The Ford GT40 may have been the only American car to truly dominate at Le Mans, but American teams had presented at the French track for years. One such example is Briggs Cunningham. His creations brought the best of American engineering and Italian styling to racing, and are being celebrated at this year’s Lime Rock Park Vintage celebration.
Briggs Cunningham was a racer and a businessman. He raced sportscars and America’s Cup boats, and even invented a rigging system that could change the shape of a sail. But it was his automotive exploits that caught our attention.

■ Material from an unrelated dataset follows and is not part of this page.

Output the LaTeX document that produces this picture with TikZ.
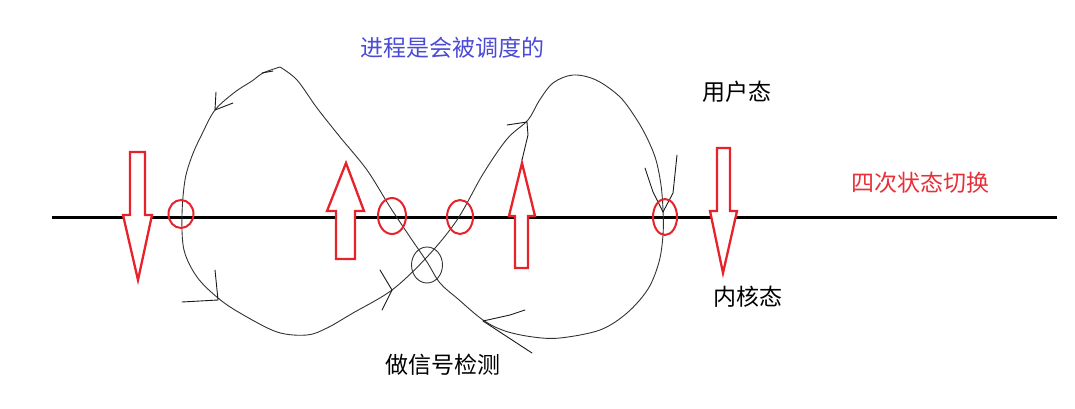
\documentclass[tikz,border=0pt]{standalone}
\usepackage{fontspec}
\newfontfamily\cjk{Noto Sans CJK SC}
\usetikzlibrary{shapes.geometric}
\definecolor{arrred}{HTML}{E8222B}
\definecolor{txtblue}{HTML}{4B4BD6}
\definecolor{txtred}{HTML}{E8303A}
\begin{document}
\begin{tikzpicture}[x=1pt,y=-1pt,
  lbl/.style={font=\cjk\fontsize{23}{26}\selectfont, inner sep=0pt},
  bigarrow/.style={draw=arrred, line width=2.3pt, line join=miter, fill=white},
  redmark/.style={draw=arrred, line width=2pt, ellipse, inner sep=0pt},
  pathline/.style={draw=black!80, line width=0.9pt, line cap=round, line join=round},
  barb/.style={draw=black!90, line width=0.9pt, line cap=round}]
\useasboundingbox (0,0) rectangle (1075,409);
% axis
\coordinate (axL) at (52,217);
\coordinate (axR) at (1057,217);
\draw[line width=3pt] (axL) -- (axR);
% figure-eight path
\draw[pathline] plot[smooth, tension=0.55] coordinates {
 (280,67) (297,80) (317,108) (340,137) (367,170) (390,207) (410,237) (427,262)
 (440,283) (458,299) (483,320) (505,331) (533,337) (560,338) (600,330) (627,313)
 (648,289) (659,262) (663,235) (663,210) (661,185) (656,160) (648,140) (637,120)
 (620,97) (596,80) (573,75) (553,83) (539,101) (528,120) (507,139) (483,174)
 (457,220) (427,257) (392,290) (353,313) (327,328) (307,335) (277,332) (240,313)
 (218,298) (197,277) (184,250) (182,215) (185,180) (192,156) (202,134) (215,110)
 (235,92) (252,81) (263,73) (280,67)};
% direction marks
\coordinate (t1) at (215,110);
\draw[barb] (t1) -- (216,92); \draw[barb] (t1) -- (233,103);
\coordinate (t0) at (262,73);
\draw[barb] (t0) -- (273,71);
\coordinate (t2) at (218,300);
\draw[barb] (t2) -- (215,270); \draw[barb] (t2) -- (182,302);
\coordinate (t3) at (392,290);
\draw[barb] (t3) -- (380,270); \draw[barb] (t3) -- (382,310);
\coordinate (t4) at (527,122);
\draw[barb] (t4) -- (507,125); \draw[barb] (t4) -- (528,135) -- (522,160);
\coordinate (t5) at (663,212);
\draw[barb] (t5) -- (653,192) -- (645,168); \draw[barb] (t5) -- (673,193) -- (677,155);
\coordinate (t6) at (483,321);
\draw[barb] (t6) -- (510,315) -- (525,310); \draw[barb] (t6) -- (532,353);
% signal detection circle
\node[draw=black!80, line width=0.9pt, ellipse, minimum width=31, minimum height=36, inner sep=0pt] (det) at (427,265) {};
% red ellipse marks
\node[redmark, minimum width=25, minimum height=28] (m1) at (181,214) {};
\node[redmark, minimum width=28, minimum height=36] (m2) at (392,216) {};
\node[redmark, minimum width=26, minimum height=34] (m3) at (460,217) {};
\node[redmark, minimum width=24, minimum height=36] (m4) at (665,217) {};
% red block arrows
\draw[bigarrow] (130,152) -- (145,152) -- (145,215) -- (152,215) -- (138,280) -- (123,215) -- (130,215) -- cycle;
\draw[bigarrow] (346,163) -- (364,211) -- (355,211) -- (355,259) -- (336,259) -- (336,211) -- (327,211) -- cycle;
\draw[bigarrow] (522,163) -- (535,216) -- (528,216) -- (528,268) -- (515,268) -- (515,216) -- (509,216) -- cycle;
\draw[bigarrow] (717,148) -- (730,148) -- (730,211) -- (737,211) -- (723,273) -- (710,211) -- (717,211) -- cycle;
% labels
\node[lbl, text=txtblue] (sched) at (452,48) {进程是会被调度的};
\node[lbl] (user) at (737,92) {用户态};
\node[lbl, text=txtred] (four) at (920,183) {四次状态切换};
\node[lbl] (kern) at (748,297) {内核态};
\node[lbl] (sig) at (443,365) {做信号检测};
\end{tikzpicture}
\end{document}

Cunningham had been racing since the 1930s, but it was in the 1950s that he set his sights on building a successful racer for Le Mans. In 1950, he fielded a pair of Cadillacs. One looked near-stock, and the other had body work previously unseen in racing, leading the locals to dub it “Le Monstre.”
In 1951, he announced that he would build an American car of his own design to race at Le Mans. At this point, Cunningham had built specialty performance road cars in limited numbers for customers like Nelson Rockefeller, but now needed to produce a track-worthy roadster. The Cunningham C4-R would finish 3rd overall at the 1952 24 Hours of Le Mans, and generally dominated the SCCA racing world throughout the 1950s.
This year, Lime Rock park is honoring the marque, by bringing together the largest meeting of Cunninghams ever assembled. The body of the C3 was built by Italian coachbuilder Vignale. Additionally, Cunningham racecars were the first to ever sport racing stripes. Though Cunningham might not be a household name, his legacy is one that is forever entwined with 20th century motorsport.